**PROBLEM REQUIREMENTS:** Return every record exactly as written.

**EXTRACTED ENTRIES:**
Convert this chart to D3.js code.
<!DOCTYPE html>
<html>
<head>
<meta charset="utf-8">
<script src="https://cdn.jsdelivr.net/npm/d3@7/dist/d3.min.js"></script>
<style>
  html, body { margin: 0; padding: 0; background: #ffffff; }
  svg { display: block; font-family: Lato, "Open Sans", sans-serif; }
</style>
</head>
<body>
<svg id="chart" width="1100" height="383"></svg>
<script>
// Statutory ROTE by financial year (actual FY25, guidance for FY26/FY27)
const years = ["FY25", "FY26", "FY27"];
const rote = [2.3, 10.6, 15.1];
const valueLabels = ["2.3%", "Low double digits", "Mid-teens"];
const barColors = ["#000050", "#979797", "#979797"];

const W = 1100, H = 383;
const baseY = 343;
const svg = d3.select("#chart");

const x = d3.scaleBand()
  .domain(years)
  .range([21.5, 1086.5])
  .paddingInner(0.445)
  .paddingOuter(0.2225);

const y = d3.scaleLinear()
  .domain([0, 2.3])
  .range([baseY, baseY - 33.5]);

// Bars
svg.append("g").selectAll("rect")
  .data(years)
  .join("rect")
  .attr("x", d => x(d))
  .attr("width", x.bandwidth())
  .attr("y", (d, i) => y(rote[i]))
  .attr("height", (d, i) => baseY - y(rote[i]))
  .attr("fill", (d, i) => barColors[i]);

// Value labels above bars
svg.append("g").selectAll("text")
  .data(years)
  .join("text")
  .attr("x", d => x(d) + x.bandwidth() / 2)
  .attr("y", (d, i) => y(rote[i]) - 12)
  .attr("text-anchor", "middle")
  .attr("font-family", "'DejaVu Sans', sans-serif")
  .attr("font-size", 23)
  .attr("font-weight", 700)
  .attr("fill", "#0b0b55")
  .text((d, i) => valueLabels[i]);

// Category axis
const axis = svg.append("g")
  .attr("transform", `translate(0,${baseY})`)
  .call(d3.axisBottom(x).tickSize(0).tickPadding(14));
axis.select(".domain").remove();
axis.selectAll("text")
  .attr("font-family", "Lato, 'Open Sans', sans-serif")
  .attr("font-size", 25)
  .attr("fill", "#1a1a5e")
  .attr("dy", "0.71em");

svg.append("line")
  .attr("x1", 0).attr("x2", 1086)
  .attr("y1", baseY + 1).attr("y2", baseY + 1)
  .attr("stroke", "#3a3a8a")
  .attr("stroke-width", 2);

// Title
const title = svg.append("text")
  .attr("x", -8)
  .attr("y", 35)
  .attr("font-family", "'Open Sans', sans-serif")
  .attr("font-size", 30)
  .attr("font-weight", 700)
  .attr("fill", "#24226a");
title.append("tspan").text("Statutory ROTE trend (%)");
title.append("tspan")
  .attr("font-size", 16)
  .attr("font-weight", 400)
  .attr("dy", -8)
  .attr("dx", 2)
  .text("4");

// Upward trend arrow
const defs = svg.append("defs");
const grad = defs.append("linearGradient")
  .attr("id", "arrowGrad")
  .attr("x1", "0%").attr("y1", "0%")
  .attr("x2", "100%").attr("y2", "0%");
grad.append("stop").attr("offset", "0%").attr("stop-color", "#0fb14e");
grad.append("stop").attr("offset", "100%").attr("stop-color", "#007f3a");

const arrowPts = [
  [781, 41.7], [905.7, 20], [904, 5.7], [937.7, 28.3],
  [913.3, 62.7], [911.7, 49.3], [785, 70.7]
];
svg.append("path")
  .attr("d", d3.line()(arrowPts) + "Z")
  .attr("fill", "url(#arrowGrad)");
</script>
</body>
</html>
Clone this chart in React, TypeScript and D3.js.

**SOLUTION TO THIS PROBLEM:**
Convert this chart to D3.js code.
<!DOCTYPE html>
<html>
<head>
<meta charset="utf-8">
<script src="https://cdn.jsdelivr.net/npm/d3@7/dist/d3.min.js"></script>
<style>
  html, body { margin: 0; padding: 0; background: #ffffff; }
  svg { display: block; font-family: Lato, "Open Sans", sans-serif; }
</style>
</head>
<body>
<svg id="chart" width="1100" height="383"></svg>
<script>
// Statutory ROTE by financial year (actual FY25, guidance for FY26/FY27)
const years = ["FY25", "FY26", "FY27"];
const rote = [2.3, 10.6, 15.1];
const valueLabels = ["2.3%", "Low double digits", "Mid-teens"];
const barColors = ["#000050", "#979797", "#979797"];

const W = 1100, H = 383;
const baseY = 343;
const svg = d3.select("#chart");

const x = d3.scaleBand()
  .domain(years)
  .range([21.5, 1086.5])
  .paddingInner(0.445)
  .paddingOuter(0.2225);

const y = d3.scaleLinear()
  .domain([0, 2.3])
  .range([baseY, baseY - 33.5]);

// Bars
svg.append("g").selectAll("rect")
  .data(years)
  .join("rect")
  .attr("x", d => x(d))
  .attr("width", x.bandwidth())
  .attr("y", (d, i) => y(rote[i]))
  .attr("height", (d, i) => baseY - y(rote[i]))
  .attr("fill", (d, i) => barColors[i]);

// Value labels above bars
svg.append("g").selectAll("text")
  .data(years)
  .join("text")
  .attr("x", d => x(d) + x.bandwidth() / 2)
  .attr("y", (d, i) => y(rote[i]) - 12)
  .attr("text-anchor", "middle")
  .attr("font-family", "'DejaVu Sans', sans-serif")
  .attr("font-size", 23)
  .attr("font-weight", 700)
  .attr("fill", "#0b0b55")
  .text((d, i) => valueLabels[i]);

// Category axis
const axis = svg.append("g")
  .attr("transform", `translate(0,${baseY})`)
  .call(d3.axisBottom(x).tickSize(0).tickPadding(14));
axis.select(".domain").remove();
axis.selectAll("text")
  .attr("font-family", "Lato, 'Open Sans', sans-serif")
  .attr("font-size", 25)
  .attr("fill", "#1a1a5e")
  .attr("dy", "0.71em");

svg.append("line")
  .attr("x1", 0).attr("x2", 1086)
  .attr("y1", baseY + 1).attr("y2", baseY + 1)
  .attr("stroke", "#3a3a8a")
  .attr("stroke-width", 2);

// Title
const title = svg.append("text")
  .attr("x", -8)
  .attr("y", 35)
  .attr("font-family", "'Open Sans', sans-serif")
  .attr("font-size", 30)
  .attr("font-weight", 700)
  .attr("fill", "#24226a");
title.append("tspan").text("Statutory ROTE trend (%)");
title.append("tspan")
  .attr("font-size", 16)
  .attr("font-weight", 400)
  .attr("dy", -8)
  .attr("dx", 2)
  .text("4");

// Upward trend arrow
const defs = svg.append("defs");
const grad = defs.append("linearGradient")
  .attr("id", "arrowGrad")
  .attr("x1", "0%").attr("y1", "0%")
  .attr("x2", "100%").attr("y2", "0%");
grad.append("stop").attr("offset", "0%").attr("stop-color", "#0fb14e");
grad.append("stop").attr("offset", "100%").attr("stop-color", "#007f3a");

const arrowPts = [
  [781, 41.7], [905.7, 20], [904, 5.7], [937.7, 28.3],
  [913.3, 62.7], [911.7, 49.3], [785, 70.7]
];
svg.append("path")
  .attr("d", d3.line()(arrowPts) + "Z")
  .attr("fill", "url(#arrowGrad)");
</script>
</body>
</html>
Clone this chart in React, TypeScript and D3.js.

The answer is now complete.